Hong Kong's leader Tung Chee-Hwa spoke of the potential benefits to Hong Kong's economy when banks are allowed to do business in the renminbi or yuan - China's tightly controlled currency. "As our economy and the mainland economy becomes closer and closer, I think this business could develop into a very large business," he says.

The easing of controls over the highly regulated renminbi comes at the same time as a package of trade concessions recently approved by Beijing, which allow Hong Kong firms greater access to China's market.

Hong Kong banks will be able to take yuan-denominated deposits from Hong Kong residents, exchange Chinese yuan for Hong Kong dollars and vice versa. The new banking services may be available by year-end.

Also in Hong Kong, new economic data shows the territory has seen five full years of deflation.

October prices were down 2.7 percent after recording a drop of three point two percent in September. The government says the more narrow decrease was due to an pickup in the economy. Consumer prices in Hong Kong started falling after the Asian financial crisis.

Australian cargo-handling and transport company Patrick Corporation announced a 48 percent increase in net profit for the 12-month period ending September 20.

The company says its 50 percent investment in budget airline Virgin Blue boosted profit.
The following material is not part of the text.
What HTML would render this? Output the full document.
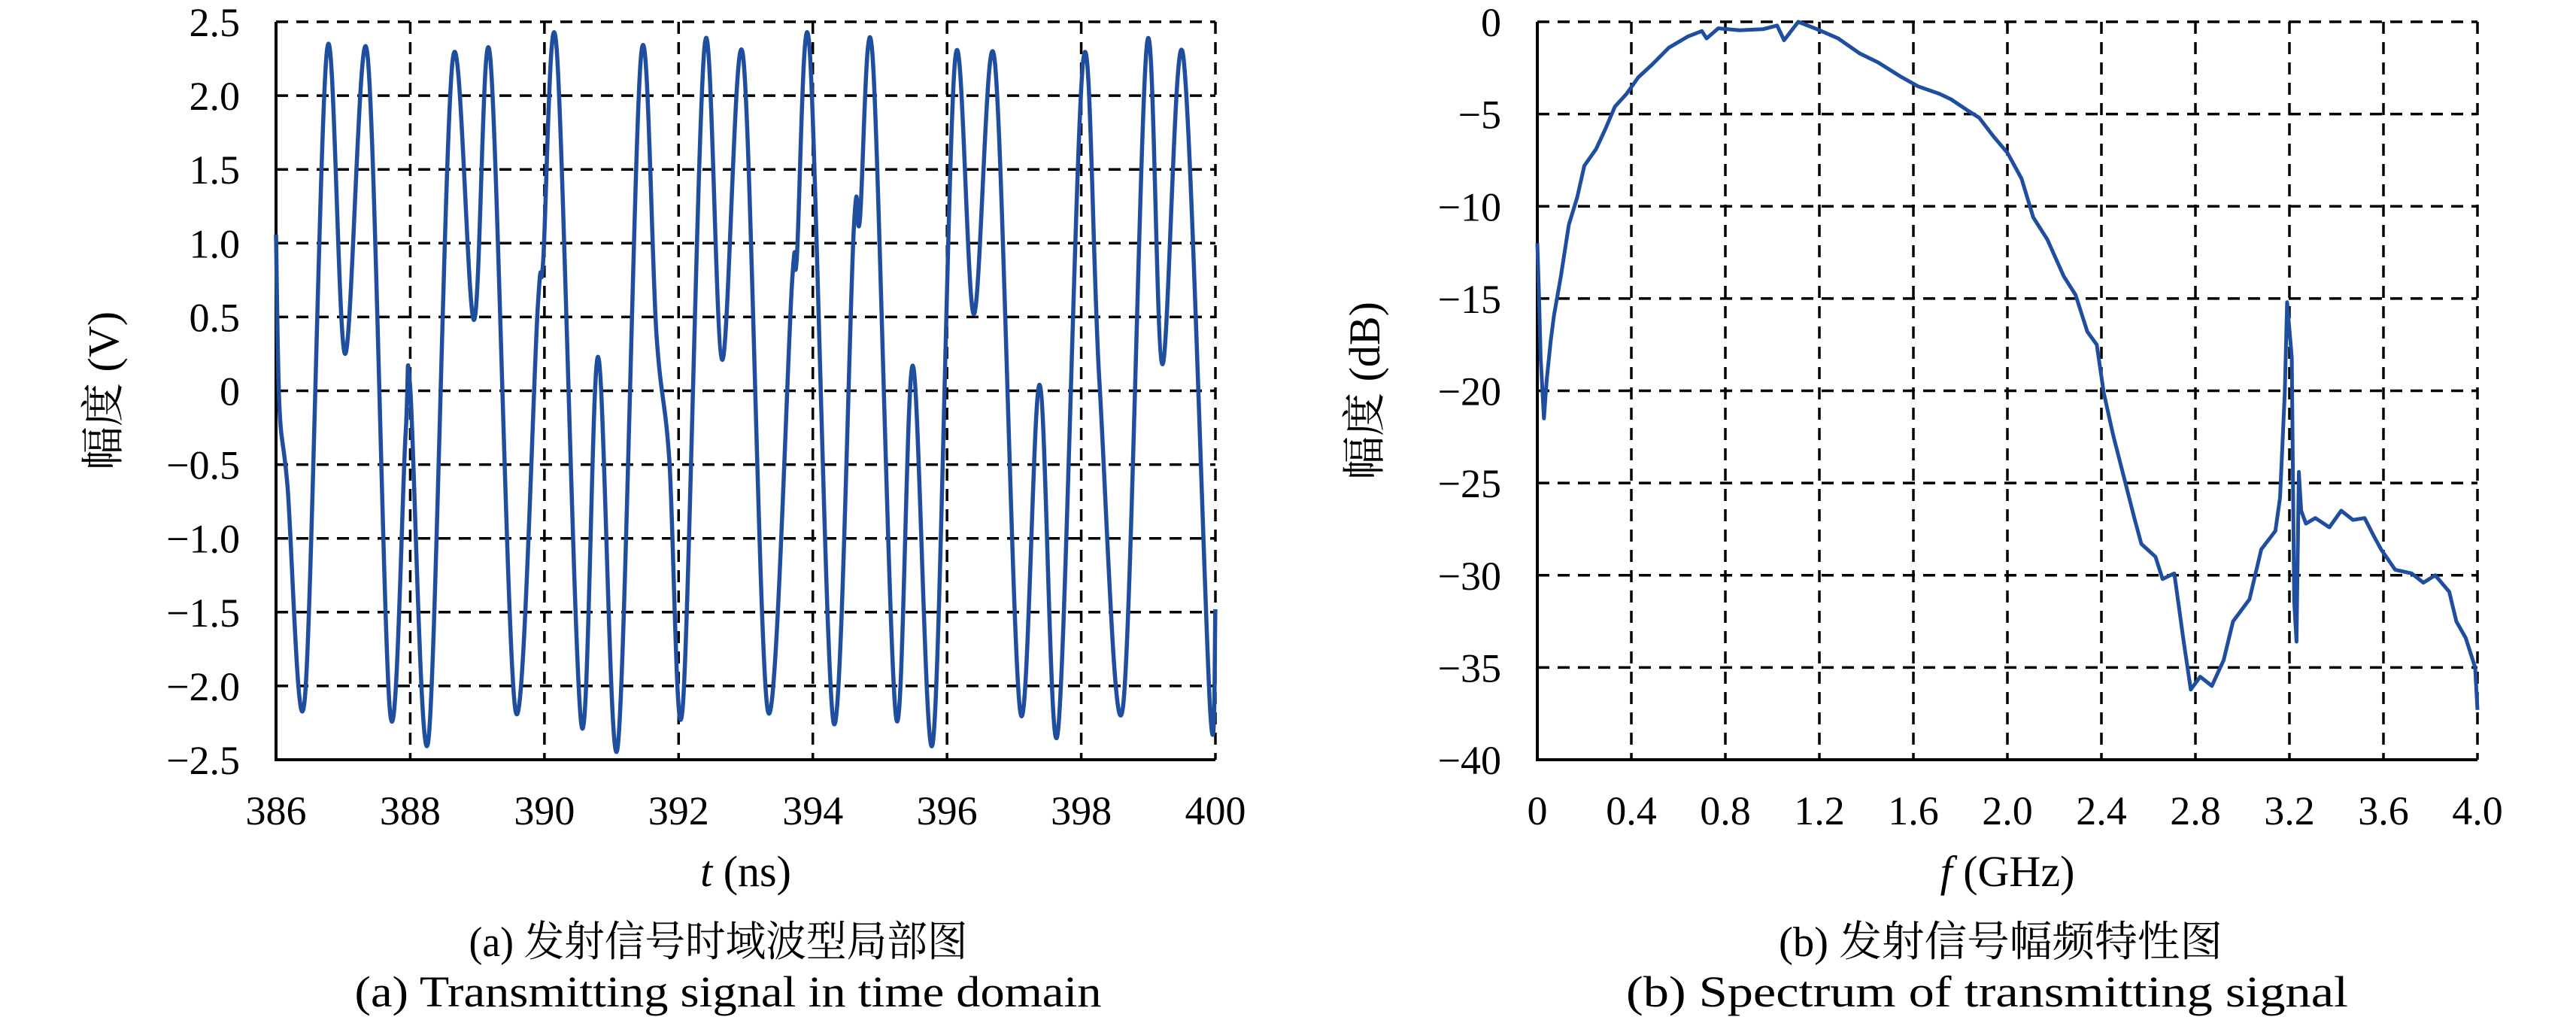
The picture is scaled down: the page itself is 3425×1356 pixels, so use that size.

The two corporations are selling shares in 25 percent of the airline in an initial public offering.

Brett Godfrey, Virgin Blue's chief executive, said Virgin Blue is expecting big increases in passenger numbers. "We taken a lot of aircraft on in the last month and a half … and as a consequence of that we start the year some 30 percent up in terms of our capacity," he says.

The Reserve Bank of India says India's banks cut bad loans by about $440 million to 8.8 percent of their gross loans. The central bank attributed the decline to improved risk-management practices and greater efforts to recover loans.